> What to do
Repeat the data below exactly, dropping any pictures it holds.
========
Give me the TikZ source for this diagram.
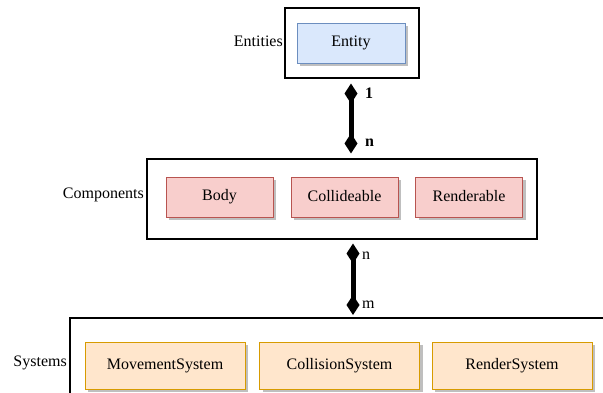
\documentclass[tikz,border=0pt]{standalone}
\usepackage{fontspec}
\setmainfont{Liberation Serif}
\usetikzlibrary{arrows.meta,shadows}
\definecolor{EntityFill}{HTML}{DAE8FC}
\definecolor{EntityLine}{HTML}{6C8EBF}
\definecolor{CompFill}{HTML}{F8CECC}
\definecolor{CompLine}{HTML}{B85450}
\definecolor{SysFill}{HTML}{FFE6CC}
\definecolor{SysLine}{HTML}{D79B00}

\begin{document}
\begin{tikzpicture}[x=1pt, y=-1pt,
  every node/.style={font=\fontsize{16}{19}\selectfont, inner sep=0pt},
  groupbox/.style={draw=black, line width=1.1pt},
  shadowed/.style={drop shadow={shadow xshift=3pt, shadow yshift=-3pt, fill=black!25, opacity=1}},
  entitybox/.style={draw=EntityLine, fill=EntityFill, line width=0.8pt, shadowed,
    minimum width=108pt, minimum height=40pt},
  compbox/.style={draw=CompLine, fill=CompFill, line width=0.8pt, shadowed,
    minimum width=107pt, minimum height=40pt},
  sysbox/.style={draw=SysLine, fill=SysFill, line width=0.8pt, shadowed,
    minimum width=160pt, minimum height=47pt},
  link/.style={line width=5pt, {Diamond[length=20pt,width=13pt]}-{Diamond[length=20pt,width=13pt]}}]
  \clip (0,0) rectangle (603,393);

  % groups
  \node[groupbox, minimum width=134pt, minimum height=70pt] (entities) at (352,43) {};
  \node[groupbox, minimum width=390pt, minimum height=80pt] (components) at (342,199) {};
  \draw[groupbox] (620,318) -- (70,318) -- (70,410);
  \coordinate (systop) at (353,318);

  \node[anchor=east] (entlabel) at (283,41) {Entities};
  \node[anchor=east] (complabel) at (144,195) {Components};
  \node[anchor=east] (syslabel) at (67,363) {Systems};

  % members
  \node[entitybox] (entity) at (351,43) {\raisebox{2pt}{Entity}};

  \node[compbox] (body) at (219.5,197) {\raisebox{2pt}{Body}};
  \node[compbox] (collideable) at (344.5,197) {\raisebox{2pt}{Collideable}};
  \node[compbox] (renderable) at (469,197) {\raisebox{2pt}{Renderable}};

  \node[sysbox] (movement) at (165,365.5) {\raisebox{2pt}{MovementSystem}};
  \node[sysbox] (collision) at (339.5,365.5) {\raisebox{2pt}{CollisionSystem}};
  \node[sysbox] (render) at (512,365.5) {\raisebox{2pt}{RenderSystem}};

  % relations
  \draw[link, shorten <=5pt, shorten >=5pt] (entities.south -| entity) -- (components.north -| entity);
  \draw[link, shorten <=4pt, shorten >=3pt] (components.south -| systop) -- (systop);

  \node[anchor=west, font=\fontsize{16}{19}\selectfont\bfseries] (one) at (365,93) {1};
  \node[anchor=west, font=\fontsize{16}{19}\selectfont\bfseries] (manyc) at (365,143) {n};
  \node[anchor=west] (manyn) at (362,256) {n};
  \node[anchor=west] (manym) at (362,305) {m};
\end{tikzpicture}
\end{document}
========
> The completed task
Give me the TikZ source for this diagram.
\documentclass[tikz,border=0pt]{standalone}
\usepackage{fontspec}
\setmainfont{Liberation Serif}
\usetikzlibrary{arrows.meta,shadows}
\definecolor{EntityFill}{HTML}{DAE8FC}
\definecolor{EntityLine}{HTML}{6C8EBF}
\definecolor{CompFill}{HTML}{F8CECC}
\definecolor{CompLine}{HTML}{B85450}
\definecolor{SysFill}{HTML}{FFE6CC}
\definecolor{SysLine}{HTML}{D79B00}

\begin{document}
\begin{tikzpicture}[x=1pt, y=-1pt,
  every node/.style={font=\fontsize{16}{19}\selectfont, inner sep=0pt},
  groupbox/.style={draw=black, line width=1.1pt},
  shadowed/.style={drop shadow={shadow xshift=3pt, shadow yshift=-3pt, fill=black!25, opacity=1}},
  entitybox/.style={draw=EntityLine, fill=EntityFill, line width=0.8pt, shadowed,
    minimum width=108pt, minimum height=40pt},
  compbox/.style={draw=CompLine, fill=CompFill, line width=0.8pt, shadowed,
    minimum width=107pt, minimum height=40pt},
  sysbox/.style={draw=SysLine, fill=SysFill, line width=0.8pt, shadowed,
    minimum width=160pt, minimum height=47pt},
  link/.style={line width=5pt, {Diamond[length=20pt,width=13pt]}-{Diamond[length=20pt,width=13pt]}}]
  \clip (0,0) rectangle (603,393);

  % groups
  \node[groupbox, minimum width=134pt, minimum height=70pt] (entities) at (352,43) {};
  \node[groupbox, minimum width=390pt, minimum height=80pt] (components) at (342,199) {};
  \draw[groupbox] (620,318) -- (70,318) -- (70,410);
  \coordinate (systop) at (353,318);

  \node[anchor=east] (entlabel) at (283,41) {Entities};
  \node[anchor=east] (complabel) at (144,195) {Components};
  \node[anchor=east] (syslabel) at (67,363) {Systems};

  % members
  \node[entitybox] (entity) at (351,43) {\raisebox{2pt}{Entity}};

  \node[compbox] (body) at (219.5,197) {\raisebox{2pt}{Body}};
  \node[compbox] (collideable) at (344.5,197) {\raisebox{2pt}{Collideable}};
  \node[compbox] (renderable) at (469,197) {\raisebox{2pt}{Renderable}};

  \node[sysbox] (movement) at (165,365.5) {\raisebox{2pt}{MovementSystem}};
  \node[sysbox] (collision) at (339.5,365.5) {\raisebox{2pt}{CollisionSystem}};
  \node[sysbox] (render) at (512,365.5) {\raisebox{2pt}{RenderSystem}};

  % relations
  \draw[link, shorten <=5pt, shorten >=5pt] (entities.south -| entity) -- (components.north -| entity);
  \draw[link, shorten <=4pt, shorten >=3pt] (components.south -| systop) -- (systop);

  \node[anchor=west, font=\fontsize{16}{19}\selectfont\bfseries] (one) at (365,93) {1};
  \node[anchor=west, font=\fontsize{16}{19}\selectfont\bfseries] (manyc) at (365,143) {n};
  \node[anchor=west] (manyn) at (362,256) {n};
  \node[anchor=west] (manym) at (362,305) {m};
\end{tikzpicture}
\end{document}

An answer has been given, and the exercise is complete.